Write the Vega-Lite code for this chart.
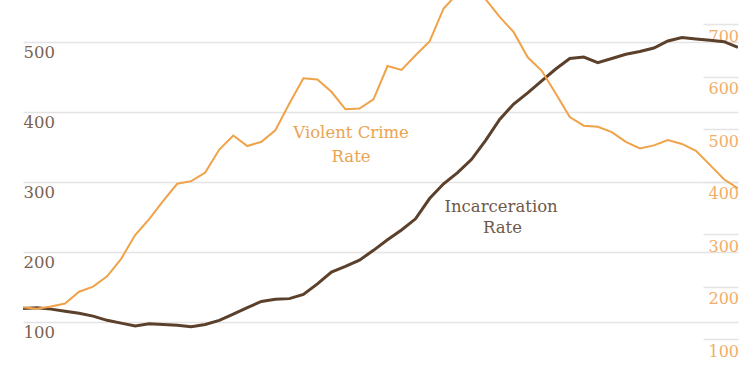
{
  "$schema": "https://vega.github.io/schema/vega-lite/v6.json",
  "width": 715,
  "height": 375,
  "autosize": {"type": "none"},
  "padding": {"left": 23, "right": 12, "top": 0, "bottom": 0},
  "background": "white",
  "config": {"view": {"stroke": null}},
  "datasets": {
    "rates": [
      {"year": 1960, "incarceration": 119, "violent": 160.9},
      {"year": 1961, "incarceration": 120, "violent": 158.1},
      {"year": 1962, "incarceration": 118, "violent": 162.3},
      {"year": 1963, "incarceration": 115, "violent": 168.2},
      {"year": 1964, "incarceration": 112, "violent": 190.6},
      {"year": 1965, "incarceration": 108, "violent": 200.2},
      {"year": 1966, "incarceration": 102, "violent": 220.0},
      {"year": 1967, "incarceration": 98, "violent": 253.2},
      {"year": 1968, "incarceration": 94, "violent": 298.4},
      {"year": 1969, "incarceration": 97, "violent": 328.7},
      {"year": 1970, "incarceration": 96, "violent": 363.5},
      {"year": 1971, "incarceration": 95, "violent": 396.0},
      {"year": 1972, "incarceration": 93, "violent": 401.0},
      {"year": 1973, "incarceration": 96, "violent": 417.4},
      {"year": 1974, "incarceration": 102, "violent": 461.1},
      {"year": 1975, "incarceration": 111, "violent": 487.8},
      {"year": 1976, "incarceration": 120, "violent": 467.8},
      {"year": 1977, "incarceration": 129, "violent": 475.9},
      {"year": 1978, "incarceration": 132, "violent": 497.8},
      {"year": 1979, "incarceration": 133, "violent": 548.9},
      {"year": 1980, "incarceration": 139, "violent": 596.6},
      {"year": 1981, "incarceration": 154, "violent": 594.3},
      {"year": 1982, "incarceration": 171, "violent": 571.1},
      {"year": 1983, "incarceration": 179, "violent": 537.7},
      {"year": 1984, "incarceration": 188, "violent": 539.2},
      {"year": 1985, "incarceration": 202, "violent": 556.6},
      {"year": 1986, "incarceration": 217, "violent": 620.1},
      {"year": 1987, "incarceration": 231, "violent": 612.5},
      {"year": 1988, "incarceration": 247, "violent": 640.6},
      {"year": 1989, "incarceration": 276, "violent": 666.9},
      {"year": 1990, "incarceration": 297, "violent": 729.6},
      {"year": 1991, "incarceration": 313, "violent": 758.2},
      {"year": 1992, "incarceration": 332, "violent": 757.7},
      {"year": 1993, "incarceration": 359, "violent": 747.1},
      {"year": 1994, "incarceration": 389, "violent": 713.6},
      {"year": 1995, "incarceration": 411, "violent": 684.5},
      {"year": 1996, "incarceration": 427, "violent": 636.6},
      {"year": 1997, "incarceration": 444, "violent": 611.0},
      {"year": 1998, "incarceration": 461, "violent": 567.6},
      {"year": 1999, "incarceration": 476, "violent": 523.0},
      {"year": 2000, "incarceration": 478, "violent": 506.5},
      {"year": 2001, "incarceration": 470, "violent": 504.5},
      {"year": 2002, "incarceration": 476, "violent": 494.4},
      {"year": 2003, "incarceration": 482, "violent": 475.8},
      {"year": 2004, "incarceration": 486, "violent": 463.2},
      {"year": 2005, "incarceration": 491, "violent": 469.0},
      {"year": 2006, "incarceration": 501, "violent": 479.3},
      {"year": 2007, "incarceration": 506, "violent": 471.8},
      {"year": 2008, "incarceration": 504, "violent": 458.6},
      {"year": 2009, "incarceration": 502, "violent": 431.9},
      {"year": 2010, "incarceration": 500, "violent": 404.5},
      {"year": 2011, "incarceration": 492, "violent": 387.1}
    ],
    "incLabels": [
      {"label": "Incarceration", "year": 1994.1, "value": 257},
      {"label": "Rate", "year": 1994.2, "value": 226.5}
    ],
    "vioLabels": [
      {"label": "Violent Crime", "year": 1983.4, "value": 483},
      {"label": "Rate", "year": 1983.4, "value": 437.5}
    ]
  },
  "layer": [
    {
      "encoding": {
        "x": {"field": "year", "type": "quantitative", "scale": {"domain": [1960, 2011], "nice": false, "zero": false}, "axis": null}
      },
      "layer": [
        {
          "data": {"name": "rates"},
          "mark": {"type": "line", "color": "#5b402c", "strokeWidth": 3, "clip": true},
          "encoding": {
            "y": {
              "field": "incarceration", "type": "quantitative",
              "scale": {"domain": [23.9, 559.6], "nice": false, "zero": false},
              "axis": {
                "orient": "left", "values": [100, 200, 300, 400, 500], "title": null,
                "domain": false, "ticks": false, "tickSize": 0, "labelPadding": 0,
                "labelAlign": "left", "labelBaseline": "top", "labelOffset": 3,
                "labelFont": "DejaVu Serif", "labelFontSize": 16.5, "labelColor": "#7b6252",
                "grid": true, "gridColor": "#e4e4e4", "gridWidth": 1.5
              }
            }
          }
        },
        {
          "data": {"name": "incLabels"},
          "mark": {"type": "text", "font": "DejaVu Serif", "fontSize": 16.5, "color": "#6e5949", "align": "center", "baseline": "alphabetic"},
          "encoding": {
            "y": {"field": "value", "type": "quantitative"},
            "text": {"field": "label"}
          }
        }
      ]
    },
    {
      "encoding": {
        "x": {"field": "year", "type": "quantitative", "scale": {"domain": [1960, 2011], "nice": false, "zero": false}, "axis": null}
      },
      "layer": [
        {
          "data": {"name": "rates"},
          "mark": {"type": "line", "color": "#f0a248", "strokeWidth": 2, "clip": true},
          "encoding": {
            "y": {
              "field": "violent", "type": "quantitative",
              "scale": {"domain": [32.1, 745.7], "nice": false, "zero": false},
              "axis": {
                "orient": "right", "values": [100, 200, 300, 400, 500, 600, 700], "title": null,
                "domain": false, "offset": -35, "ticks": true, "tickSize": 35, "tickColor": "#e4e4e4", "tickWidth": 1.5,
                "labelPadding": -30, "labelAlign": "left", "labelBaseline": "top", "labelOffset": 4,
                "labelFont": "DejaVu Serif", "labelFontSize": 16, "labelColor": "#f2ad66",
                "grid": false
              }
            }
          }
        },
        {
          "data": {"name": "vioLabels"},
          "mark": {"type": "text", "font": "DejaVu Serif", "fontSize": 16.5, "color": "#eba352", "align": "center", "baseline": "alphabetic"},
          "encoding": {
            "y": {"field": "value", "type": "quantitative"},
            "text": {"field": "label"}
          }
        }
      ]
    }
  ],
  "resolve": {"scale": {"y": "independent"}}
}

====

• EXERCISE DIRECTIONS:
Print out the whole of the material word for word, without pictures.

• SOLUTION FOR THIS EXERCISE:
Write the Vega-Lite code for this chart.
{
  "$schema": "https://vega.github.io/schema/vega-lite/v6.json",
  "width": 715,
  "height": 375,
  "autosize": {"type": "none"},
  "padding": {"left": 23, "right": 12, "top": 0, "bottom": 0},
  "background": "white",
  "config": {"view": {"stroke": null}},
  "datasets": {
    "rates": [
      {"year": 1960, "incarceration": 119, "violent": 160.9},
      {"year": 1961, "incarceration": 120, "violent": 158.1},
      {"year": 1962, "incarceration": 118, "violent": 162.3},
      {"year": 1963, "incarceration": 115, "violent": 168.2},
      {"year": 1964, "incarceration": 112, "violent": 190.6},
      {"year": 1965, "incarceration": 108, "violent": 200.2},
      {"year": 1966, "incarceration": 102, "violent": 220.0},
      {"year": 1967, "incarceration": 98, "violent": 253.2},
      {"year": 1968, "incarceration": 94, "violent": 298.4},
      {"year": 1969, "incarceration": 97, "violent": 328.7},
      {"year": 1970, "incarceration": 96, "violent": 363.5},
      {"year": 1971, "incarceration": 95, "violent": 396.0},
      {"year": 1972, "incarceration": 93, "violent": 401.0},
      {"year": 1973, "incarceration": 96, "violent": 417.4},
      {"year": 1974, "incarceration": 102, "violent": 461.1},
      {"year": 1975, "incarceration": 111, "violent": 487.8},
      {"year": 1976, "incarceration": 120, "violent": 467.8},
      {"year": 1977, "incarceration": 129, "violent": 475.9},
      {"year": 1978, "incarceration": 132, "violent": 497.8},
      {"year": 1979, "incarceration": 133, "violent": 548.9},
      {"year": 1980, "incarceration": 139, "violent": 596.6},
      {"year": 1981, "incarceration": 154, "violent": 594.3},
      {"year": 1982, "incarceration": 171, "violent": 571.1},
      {"year": 1983, "incarceration": 179, "violent": 537.7},
      {"year": 1984, "incarceration": 188, "violent": 539.2},
      {"year": 1985, "incarceration": 202, "violent": 556.6},
      {"year": 1986, "incarceration": 217, "violent": 620.1},
      {"year": 1987, "incarceration": 231, "violent": 612.5},
      {"year": 1988, "incarceration": 247, "violent": 640.6},
      {"year": 1989, "incarceration": 276, "violent": 666.9},
      {"year": 1990, "incarceration": 297, "violent": 729.6},
      {"year": 1991, "incarceration": 313, "violent": 758.2},
      {"year": 1992, "incarceration": 332, "violent": 757.7},
      {"year": 1993, "incarceration": 359, "violent": 747.1},
      {"year": 1994, "incarceration": 389, "violent": 713.6},
      {"year": 1995, "incarceration": 411, "violent": 684.5},
      {"year": 1996, "incarceration": 427, "violent": 636.6},
      {"year": 1997, "incarceration": 444, "violent": 611.0},
      {"year": 1998, "incarceration": 461, "violent": 567.6},
      {"year": 1999, "incarceration": 476, "violent": 523.0},
      {"year": 2000, "incarceration": 478, "violent": 506.5},
      {"year": 2001, "incarceration": 470, "violent": 504.5},
      {"year": 2002, "incarceration": 476, "violent": 494.4},
      {"year": 2003, "incarceration": 482, "violent": 475.8},
      {"year": 2004, "incarceration": 486, "violent": 463.2},
      {"year": 2005, "incarceration": 491, "violent": 469.0},
      {"year": 2006, "incarceration": 501, "violent": 479.3},
      {"year": 2007, "incarceration": 506, "violent": 471.8},
      {"year": 2008, "incarceration": 504, "violent": 458.6},
      {"year": 2009, "incarceration": 502, "violent": 431.9},
      {"year": 2010, "incarceration": 500, "violent": 404.5},
      {"year": 2011, "incarceration": 492, "violent": 387.1}
    ],
    "incLabels": [
      {"label": "Incarceration", "year": 1994.1, "value": 257},
      {"label": "Rate", "year": 1994.2, "value": 226.5}
    ],
    "vioLabels": [
      {"label": "Violent Crime", "year": 1983.4, "value": 483},
      {"label": "Rate", "year": 1983.4, "value": 437.5}
    ]
  },
  "layer": [
    {
      "encoding": {
        "x": {"field": "year", "type": "quantitative", "scale": {"domain": [1960, 2011], "nice": false, "zero": false}, "axis": null}
      },
      "layer": [
        {
          "data": {"name": "rates"},
          "mark": {"type": "line", "color": "#5b402c", "strokeWidth": 3, "clip": true},
          "encoding": {
            "y": {
              "field": "incarceration", "type": "quantitative",
              "scale": {"domain": [23.9, 559.6], "nice": false, "zero": false},
              "axis": {
                "orient": "left", "values": [100, 200, 300, 400, 500], "title": null,
                "domain": false, "ticks": false, "tickSize": 0, "labelPadding": 0,
                "labelAlign": "left", "labelBaseline": "top", "labelOffset": 3,
                "labelFont": "DejaVu Serif", "labelFontSize": 16.5, "labelColor": "#7b6252",
                "grid": true, "gridColor": "#e4e4e4", "gridWidth": 1.5
              }
            }
          }
        },
        {
          "data": {"name": "incLabels"},
          "mark": {"type": "text", "font": "DejaVu Serif", "fontSize": 16.5, "color": "#6e5949", "align": "center", "baseline": "alphabetic"},
          "encoding": {
            "y": {"field": "value", "type": "quantitative"},
            "text": {"field": "label"}
          }
        }
      ]
    },
    {
      "encoding": {
        "x": {"field": "year", "type": "quantitative", "scale": {"domain": [1960, 2011], "nice": false, "zero": false}, "axis": null}
      },
      "layer": [
        {
          "data": {"name": "rates"},
          "mark": {"type": "line", "color": "#f0a248", "strokeWidth": 2, "clip": true},
          "encoding": {
            "y": {
              "field": "violent", "type": "quantitative",
              "scale": {"domain": [32.1, 745.7], "nice": false, "zero": false},
              "axis": {
                "orient": "right", "values": [100, 200, 300, 400, 500, 600, 700], "title": null,
                "domain": false, "offset": -35, "ticks": true, "tickSize": 35, "tickColor": "#e4e4e4", "tickWidth": 1.5,
                "labelPadding": -30, "labelAlign": "left", "labelBaseline": "top", "labelOffset": 4,
                "labelFont": "DejaVu Serif", "labelFontSize": 16, "labelColor": "#f2ad66",
                "grid": false
              }
            }
          }
        },
        {
          "data": {"name": "vioLabels"},
          "mark": {"type": "text", "font": "DejaVu Serif", "fontSize": 16.5, "color": "#eba352", "align": "center", "baseline": "alphabetic"},
          "encoding": {
            "y": {"field": "value", "type": "quantitative"},
            "text": {"field": "label"}
          }
        }
      ]
    }
  ],
  "resolve": {"scale": {"y": "independent"}}
}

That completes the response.